Earlier, Peter Coll, counsel for the coroner, told the jury Noah had left his home on his bicycle at about 5.40pm on June 21st, 2020. He took a backpack containing his laptop and a book called 12 Rules for Life by Jordan Peterson, which the teenager was “quite taken with at the time”.

Noah’s mother told the caller handler that he had been “obsessed” with reading it.

“He hasn’t taken it out of his hand,” she said.

Mr Coll said CCTV picked Noah up as he left his home and as he cycled through the city centre. At one point he was seen to have been without his backpack and to have discarded his clothing.

He was last seen cycling at Northwood Road and was, “disturbingly”, not wearing any clothes, Mr Coll told the jury. He got off his bike and went down the side of a house that led to a linear park where a stream ran into an underground storm drain, which Mr Coll described as a culvert.

Jurors heard he was found dead hundreds of metres into the culvert six days later.

A postmortem examination found that the cause of death was drowning.
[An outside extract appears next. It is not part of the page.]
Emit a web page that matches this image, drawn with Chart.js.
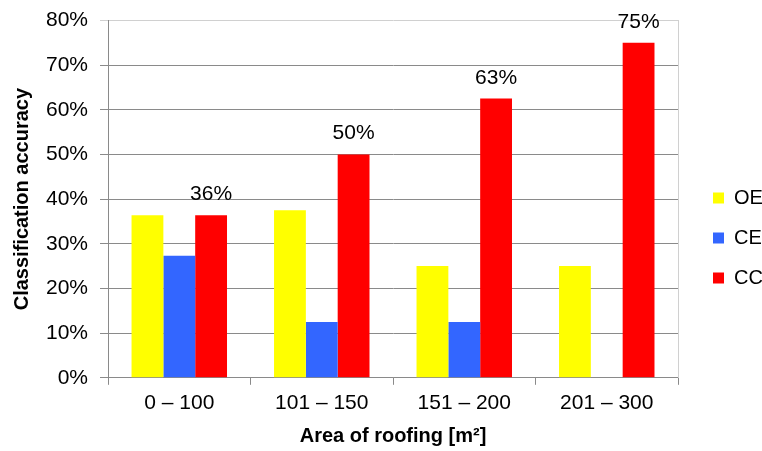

Before the formal opening of the inquest on Thursday, presiding coroner Mr Justice Rooney told the jury of nine men and two women it was “absolutely imperative” that “each of you remain impartial and independent”. The judge said it would be a “distressing day” for Ms Donohoe.

He told jurors they must “set aside any sympathy you have” and not have a “predetermined view” of the outcome of the inquest.